======== Records provided ========
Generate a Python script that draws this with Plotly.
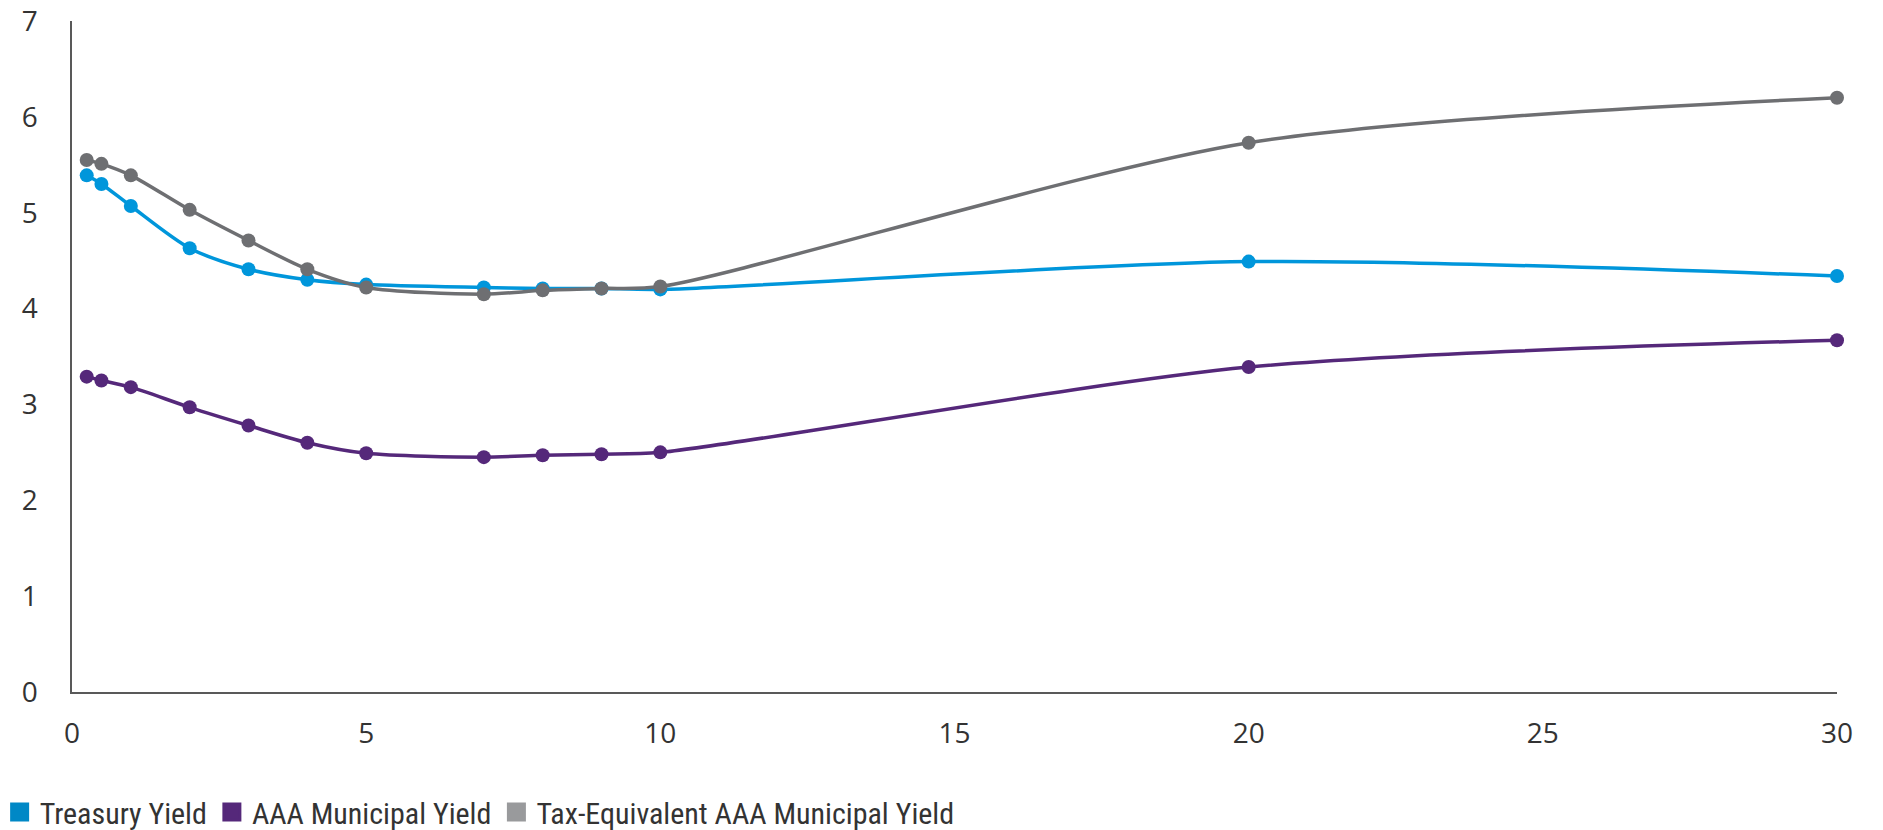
import plotly.graph_objects as go

maturities = [0.25, 0.5, 1, 2, 3, 4, 5, 7, 8, 9, 10, 20, 30]
treasury_yield = [5.39, 5.30, 5.07, 4.63, 4.41, 4.30, 4.25, 4.22, 4.21, 4.21, 4.20, 4.49, 4.34]
muni_yield = [3.29, 3.25, 3.18, 2.97, 2.78, 2.60, 2.49, 2.45, 2.47, 2.48, 2.50, 3.39, 3.67]
tax_equiv_yield = [5.55, 5.51, 5.39, 5.03, 4.71, 4.41, 4.22, 4.15, 4.19, 4.21, 4.23, 5.73, 6.20]

series_names = ["Treasury Yield", "AAA Municipal Yield", "Tax-Equivalent AAA Municipal Yield"]
line_colors = ["#0096DB", "#55287A", "#6E6F72"]
legend_colors = ["#0088C6", "#55287A", "#999A9C"]
x_ticks = [0, 5, 10, 15, 20, 25, 30]
y_ticks = [0, 1, 2, 3, 4, 5, 6, 7]

fig = go.Figure()
for name, vals, col in zip(series_names, [treasury_yield, muni_yield, tax_equiv_yield], line_colors):
    fig.add_trace(go.Scatter(
        x=maturities, y=vals, name=name, mode="lines+markers",
        line=dict(color=col, width=3.5, shape="spline", smoothing=0.8),
        marker=dict(color=col, size=14),
        showlegend=False, cliponaxis=False,
    ))
for name, col in zip(series_names, legend_colors):
    fig.add_trace(go.Scatter(
        x=[None], y=[None], name=name, mode="markers",
        marker=dict(color=col, size=16, symbol="square", line=dict(color=col, width=3)),
        showlegend=True,
    ))

fig.update_layout(
    width=1883, height=830,
    margin=dict(l=72, r=46, t=21, b=138, autoexpand=False),
    plot_bgcolor="white", paper_bgcolor="white",
    font=dict(family="Open Sans, sans-serif", color="#333333"),
    legend=dict(
        orientation="h", x=-0.041, xanchor="left", y=-0.179, yanchor="middle",
        font=dict(family="Liberation Sans Narrow, Roboto Condensed, Liberation Sans, sans-serif",
                  size=30, color="#333333"),
        itemwidth=30, tracegroupgap=0, itemsizing="trace",
    ),
)
fig.update_xaxes(
    range=[0, 30], tickvals=x_ticks, showgrid=False, zeroline=False, automargin=False,
    showline=True, linecolor="#595959", linewidth=1.5,
    ticks="outside", ticklen=0, ticklabelstandoff=16,
    tickfont=dict(size=28, color="#333333"),
)
fig.update_yaxes(
    range=[0, 7], tickvals=y_ticks, showgrid=False, zeroline=False, automargin=False,
    showline=True, linecolor="#595959", linewidth=1.5,
    ticks="outside", ticklen=0, ticklabelstandoff=27,
    tickfont=dict(size=28, color="#333333"),
)

fig.write_html("out.html")
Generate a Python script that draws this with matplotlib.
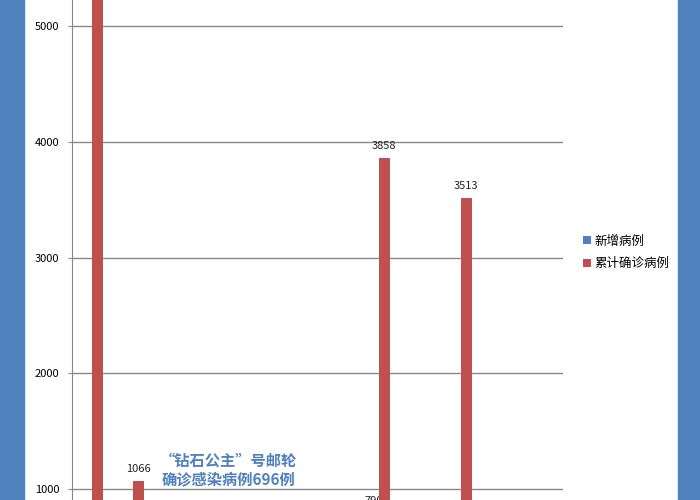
========
Exercise goal:
Give every record back exactly as it reads, with no images.

Answer to this task:
Generate a Python script that draws this with Plotly.
import plotly.graph_objects as go

maturities = [0.25, 0.5, 1, 2, 3, 4, 5, 7, 8, 9, 10, 20, 30]
treasury_yield = [5.39, 5.30, 5.07, 4.63, 4.41, 4.30, 4.25, 4.22, 4.21, 4.21, 4.20, 4.49, 4.34]
muni_yield = [3.29, 3.25, 3.18, 2.97, 2.78, 2.60, 2.49, 2.45, 2.47, 2.48, 2.50, 3.39, 3.67]
tax_equiv_yield = [5.55, 5.51, 5.39, 5.03, 4.71, 4.41, 4.22, 4.15, 4.19, 4.21, 4.23, 5.73, 6.20]

series_names = ["Treasury Yield", "AAA Municipal Yield", "Tax-Equivalent AAA Municipal Yield"]
line_colors = ["#0096DB", "#55287A", "#6E6F72"]
legend_colors = ["#0088C6", "#55287A", "#999A9C"]
x_ticks = [0, 5, 10, 15, 20, 25, 30]
y_ticks = [0, 1, 2, 3, 4, 5, 6, 7]

fig = go.Figure()
for name, vals, col in zip(series_names, [treasury_yield, muni_yield, tax_equiv_yield], line_colors):
    fig.add_trace(go.Scatter(
        x=maturities, y=vals, name=name, mode="lines+markers",
        line=dict(color=col, width=3.5, shape="spline", smoothing=0.8),
        marker=dict(color=col, size=14),
        showlegend=False, cliponaxis=False,
    ))
for name, col in zip(series_names, legend_colors):
    fig.add_trace(go.Scatter(
        x=[None], y=[None], name=name, mode="markers",
        marker=dict(color=col, size=16, symbol="square", line=dict(color=col, width=3)),
        showlegend=True,
    ))

fig.update_layout(
    width=1883, height=830,
    margin=dict(l=72, r=46, t=21, b=138, autoexpand=False),
    plot_bgcolor="white", paper_bgcolor="white",
    font=dict(family="Open Sans, sans-serif", color="#333333"),
    legend=dict(
        orientation="h", x=-0.041, xanchor="left", y=-0.179, yanchor="middle",
        font=dict(family="Liberation Sans Narrow, Roboto Condensed, Liberation Sans, sans-serif",
                  size=30, color="#333333"),
        itemwidth=30, tracegroupgap=0, itemsizing="trace",
    ),
)
fig.update_xaxes(
    range=[0, 30], tickvals=x_ticks, showgrid=False, zeroline=False, automargin=False,
    showline=True, linecolor="#595959", linewidth=1.5,
    ticks="outside", ticklen=0, ticklabelstandoff=16,
    tickfont=dict(size=28, color="#333333"),
)
fig.update_yaxes(
    range=[0, 7], tickvals=y_ticks, showgrid=False, zeroline=False, automargin=False,
    showline=True, linecolor="#595959", linewidth=1.5,
    ticks="outside", ticklen=0, ticklabelstandoff=27,
    tickfont=dict(size=28, color="#333333"),
)

fig.write_html("out.html")
Generate a Python script that draws this with matplotlib.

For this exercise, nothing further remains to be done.